The realization that people could not do everything for themselves caused many people to give up homesteading. They were overwhelmed, believed that they had failed, or ran into too many road blocks. The truth of the matter is that this can be remedied with a local food system.

Why I Think a Local Food System Came Natural to Me

When I was growing up, my dad was an avid hunter. I’m not saying he went every weekend. I am saying that he went everyday!  One of the reasons that he went hunting everyday was that we had a feral swine (wild pig) issue in Northern California where we lived. So much of his hunting was through depredation permits and he would get paid by vineyards and cattle ranchers to come in and mitigate the invasive species issues. When you’re hunting everyday that creates a lot of meat. With that meat, he would donate to families and local food banks. I think about that now and realize that we were probably making these donations before it became illegal to donate meat that wasn’t processed at a USDA facility. 

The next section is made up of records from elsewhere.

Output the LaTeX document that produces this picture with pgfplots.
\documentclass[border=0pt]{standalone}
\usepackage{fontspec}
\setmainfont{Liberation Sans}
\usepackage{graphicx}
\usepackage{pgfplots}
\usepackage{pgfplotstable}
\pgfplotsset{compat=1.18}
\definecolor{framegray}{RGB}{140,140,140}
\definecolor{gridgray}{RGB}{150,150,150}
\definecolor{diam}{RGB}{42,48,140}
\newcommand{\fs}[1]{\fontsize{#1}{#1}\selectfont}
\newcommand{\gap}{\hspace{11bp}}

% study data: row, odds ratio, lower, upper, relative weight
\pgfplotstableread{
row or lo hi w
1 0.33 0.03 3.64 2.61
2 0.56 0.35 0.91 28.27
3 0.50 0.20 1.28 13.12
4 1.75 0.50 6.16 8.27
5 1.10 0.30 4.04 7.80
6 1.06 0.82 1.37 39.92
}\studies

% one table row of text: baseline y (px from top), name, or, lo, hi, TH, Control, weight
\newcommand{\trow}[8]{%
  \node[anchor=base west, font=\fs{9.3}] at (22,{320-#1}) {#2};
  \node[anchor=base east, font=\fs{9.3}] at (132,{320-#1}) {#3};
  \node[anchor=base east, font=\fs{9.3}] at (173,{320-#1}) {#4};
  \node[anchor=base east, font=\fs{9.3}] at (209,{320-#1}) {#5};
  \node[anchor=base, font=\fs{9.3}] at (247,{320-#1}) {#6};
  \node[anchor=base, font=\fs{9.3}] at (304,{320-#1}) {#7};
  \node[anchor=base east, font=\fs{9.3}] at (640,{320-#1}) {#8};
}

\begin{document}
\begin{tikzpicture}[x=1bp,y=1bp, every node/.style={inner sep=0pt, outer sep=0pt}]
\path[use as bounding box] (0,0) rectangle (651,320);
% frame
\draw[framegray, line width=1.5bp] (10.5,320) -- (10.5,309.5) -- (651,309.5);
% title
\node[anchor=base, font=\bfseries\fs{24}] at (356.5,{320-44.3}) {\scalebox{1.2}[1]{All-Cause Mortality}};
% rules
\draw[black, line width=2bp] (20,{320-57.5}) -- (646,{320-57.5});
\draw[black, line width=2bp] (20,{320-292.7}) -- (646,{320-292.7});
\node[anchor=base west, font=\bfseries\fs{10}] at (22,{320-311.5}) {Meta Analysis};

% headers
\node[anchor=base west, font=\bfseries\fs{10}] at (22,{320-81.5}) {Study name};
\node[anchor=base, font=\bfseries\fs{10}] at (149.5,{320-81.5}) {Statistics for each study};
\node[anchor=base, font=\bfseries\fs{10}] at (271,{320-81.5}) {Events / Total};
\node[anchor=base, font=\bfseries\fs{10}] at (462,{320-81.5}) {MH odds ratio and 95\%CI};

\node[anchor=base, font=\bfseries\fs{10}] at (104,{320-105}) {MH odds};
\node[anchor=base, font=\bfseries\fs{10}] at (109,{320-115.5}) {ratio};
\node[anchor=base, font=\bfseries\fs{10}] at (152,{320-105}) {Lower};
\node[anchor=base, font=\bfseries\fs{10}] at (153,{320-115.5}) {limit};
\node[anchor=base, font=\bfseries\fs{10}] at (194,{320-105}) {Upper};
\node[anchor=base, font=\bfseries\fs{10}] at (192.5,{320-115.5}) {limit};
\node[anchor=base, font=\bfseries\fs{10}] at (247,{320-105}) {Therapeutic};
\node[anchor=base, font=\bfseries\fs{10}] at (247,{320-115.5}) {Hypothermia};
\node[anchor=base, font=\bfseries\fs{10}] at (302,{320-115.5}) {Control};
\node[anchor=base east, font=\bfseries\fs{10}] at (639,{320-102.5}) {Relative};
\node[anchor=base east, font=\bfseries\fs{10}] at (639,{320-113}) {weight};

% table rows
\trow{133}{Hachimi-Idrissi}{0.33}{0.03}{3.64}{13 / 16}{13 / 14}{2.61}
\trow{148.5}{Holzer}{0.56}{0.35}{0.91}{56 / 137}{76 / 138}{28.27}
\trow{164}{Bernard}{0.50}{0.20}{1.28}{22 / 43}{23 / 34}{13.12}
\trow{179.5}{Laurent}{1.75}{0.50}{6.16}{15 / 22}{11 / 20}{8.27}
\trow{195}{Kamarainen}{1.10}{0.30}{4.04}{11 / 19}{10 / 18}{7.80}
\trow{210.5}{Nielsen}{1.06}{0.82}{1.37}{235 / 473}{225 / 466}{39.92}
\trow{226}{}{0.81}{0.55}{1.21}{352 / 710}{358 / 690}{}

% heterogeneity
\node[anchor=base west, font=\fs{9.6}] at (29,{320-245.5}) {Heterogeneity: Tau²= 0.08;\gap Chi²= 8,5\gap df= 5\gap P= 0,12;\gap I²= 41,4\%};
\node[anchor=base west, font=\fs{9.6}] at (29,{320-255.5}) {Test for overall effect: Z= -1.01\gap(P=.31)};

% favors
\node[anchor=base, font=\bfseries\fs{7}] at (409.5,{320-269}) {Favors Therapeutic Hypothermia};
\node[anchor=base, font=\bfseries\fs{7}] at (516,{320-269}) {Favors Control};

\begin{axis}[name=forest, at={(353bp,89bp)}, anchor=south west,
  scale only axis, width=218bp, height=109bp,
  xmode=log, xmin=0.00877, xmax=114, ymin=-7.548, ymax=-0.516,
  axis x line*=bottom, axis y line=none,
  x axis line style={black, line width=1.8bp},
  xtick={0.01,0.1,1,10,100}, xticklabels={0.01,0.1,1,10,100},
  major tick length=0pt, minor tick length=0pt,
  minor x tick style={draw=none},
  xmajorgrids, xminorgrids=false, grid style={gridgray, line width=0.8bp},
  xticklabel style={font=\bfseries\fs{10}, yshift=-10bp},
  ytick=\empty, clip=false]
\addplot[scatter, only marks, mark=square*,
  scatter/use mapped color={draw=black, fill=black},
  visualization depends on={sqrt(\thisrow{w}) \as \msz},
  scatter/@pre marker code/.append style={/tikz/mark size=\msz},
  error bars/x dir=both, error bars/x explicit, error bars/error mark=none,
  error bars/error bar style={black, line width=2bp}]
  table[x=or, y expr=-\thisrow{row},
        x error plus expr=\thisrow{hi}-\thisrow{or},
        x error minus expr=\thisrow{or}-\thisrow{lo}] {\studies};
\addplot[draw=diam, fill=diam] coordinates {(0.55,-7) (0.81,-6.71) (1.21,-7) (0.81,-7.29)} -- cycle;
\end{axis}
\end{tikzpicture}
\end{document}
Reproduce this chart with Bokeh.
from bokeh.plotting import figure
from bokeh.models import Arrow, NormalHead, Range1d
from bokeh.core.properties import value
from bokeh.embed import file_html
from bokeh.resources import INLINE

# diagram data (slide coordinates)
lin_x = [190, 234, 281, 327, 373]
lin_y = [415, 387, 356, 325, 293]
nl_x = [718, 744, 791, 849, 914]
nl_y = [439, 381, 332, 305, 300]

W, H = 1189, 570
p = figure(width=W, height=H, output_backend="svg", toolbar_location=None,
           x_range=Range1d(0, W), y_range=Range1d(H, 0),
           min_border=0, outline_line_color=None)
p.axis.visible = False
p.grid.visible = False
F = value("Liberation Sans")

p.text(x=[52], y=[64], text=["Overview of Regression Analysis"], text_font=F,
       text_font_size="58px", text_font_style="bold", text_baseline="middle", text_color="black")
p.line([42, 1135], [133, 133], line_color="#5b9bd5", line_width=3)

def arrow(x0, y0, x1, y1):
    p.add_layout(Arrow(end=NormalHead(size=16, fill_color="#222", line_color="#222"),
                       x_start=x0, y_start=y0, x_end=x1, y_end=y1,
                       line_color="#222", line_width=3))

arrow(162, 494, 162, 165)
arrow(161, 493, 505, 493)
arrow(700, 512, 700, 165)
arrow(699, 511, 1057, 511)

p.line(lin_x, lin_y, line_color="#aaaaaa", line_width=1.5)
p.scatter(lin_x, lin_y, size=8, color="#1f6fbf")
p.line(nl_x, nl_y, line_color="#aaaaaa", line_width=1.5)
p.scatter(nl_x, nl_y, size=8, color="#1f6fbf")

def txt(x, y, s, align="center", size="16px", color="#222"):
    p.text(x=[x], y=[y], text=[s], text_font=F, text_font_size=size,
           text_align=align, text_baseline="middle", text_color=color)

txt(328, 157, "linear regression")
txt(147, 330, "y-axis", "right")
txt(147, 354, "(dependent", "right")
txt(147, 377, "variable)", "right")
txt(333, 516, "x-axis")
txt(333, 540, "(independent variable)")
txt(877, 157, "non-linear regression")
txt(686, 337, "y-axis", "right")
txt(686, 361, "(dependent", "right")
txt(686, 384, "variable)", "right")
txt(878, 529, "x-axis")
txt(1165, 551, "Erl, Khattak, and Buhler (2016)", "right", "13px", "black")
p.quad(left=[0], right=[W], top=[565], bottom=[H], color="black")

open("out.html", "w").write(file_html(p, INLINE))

What I found with that, is that it was normal for me to donate meat. If you have extra meat, you share it! You give it to friends, you have a BBQ, you have friends show up after a day of fishing with their extra catch that their family couldn’t consume. This was the basis of my childhood local food system. 

When it came to our vegetables and other necessities, most of those were purchased from the grocery store. We did have summer gardens that we enjoyed for the extra tomatoes, and we always shared anything we had in abundance. 

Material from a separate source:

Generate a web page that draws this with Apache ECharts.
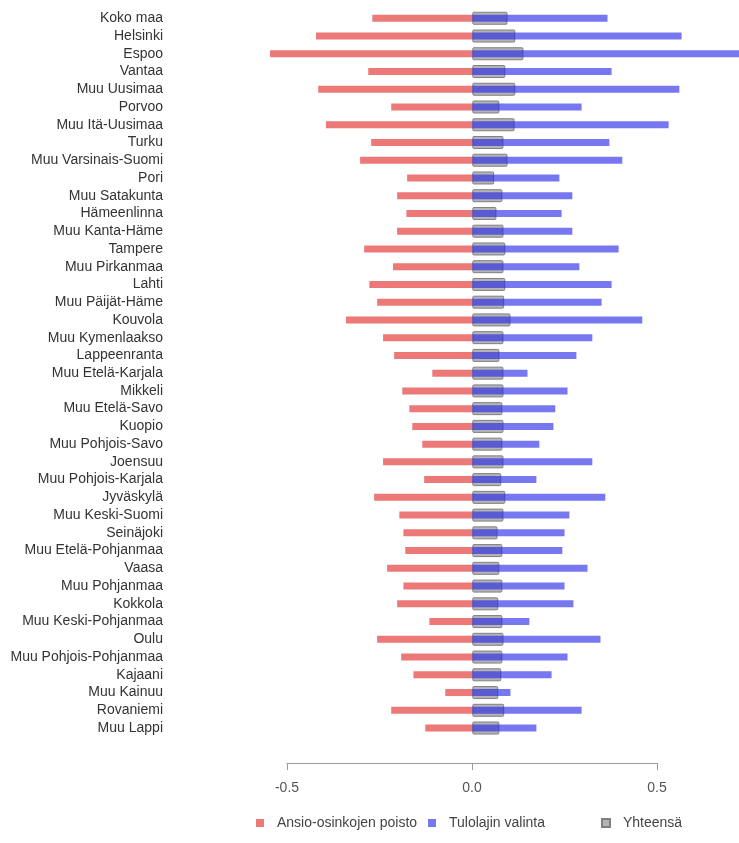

We did not preserve a lot of our food except jerky from the extra venison we had. 

How We Created Our Local Food System

When we began creating our local food system, it was in 2019 before the pandemic. Luckily, before 2020, we were well on our way to a sustainable local food system. We were milking our own cow, we had a freezer full of meat, and a great community. When we came home from the NICU with our infant son, we didn’t want to go to the grocery store like everyone else. At that time, we began talk to our friends and neighbors about what we could provide for each other. We had full freezers of meat, we had neighbors with barns full of hay and grain that they couldn’t sell because no one was leaving their houses.

Everything that we currently or have previously sourced locally
    • Meat – So we traded meat and milk for grain, which was our biggest catalyst in jump-starting our local food system. When food shortages happened, we began donating to our community, and our community donated milk products for our pigs. We trade for services all the time now, too!
    • Vegetables – We trade work for extra fruits and vegetables. We trade tractor work for compost.
    • Flour – They neighbors down the road have a commercial grain mill and grow their own wheat, which is a great source for our flour needs.
    • Animal feeds (scraps and quality feed) – some neighbors will bring canning scraps for our pigs and chickens.

Putting a Local Food System Into Action

  • This is a very community oriented system – go to your local church, make friends with a local farmer, check social media. You don’t have to be a farmer to have a local food system because you can trade your skills as well. 
  • Talk to people, make deals – start working with your community to see who has what.
  • Make a list of 10 most used items in your home
  • Make a list of 2-3 things you can increase production of to supply your community
    • This doesn’t require you to source everything from neighbors. You can simply buy from local stores that source from local farmers. The actual definition of local food is items that come from a 100-mile radius. If you find a great source of a product out of the area, there is no police pointing out that our food isn’t local. 
  • How to make it work
    • We as Americans eat too much – stretch meat in soups or salads.
    • Adjusting your pallet – use ground pork instead of ground beef, think outside the box
    • Determining what you absolutely cannot source locally and buy in bulk
      • Salt is a great example

Have we become too complacent?

We have become reliant on systems. If everything shut down again tomorrow, can you feed your family?

So many people say that they miss the America we were on 9/12/2001, I miss the homesteaders we all became on 3/14/2020.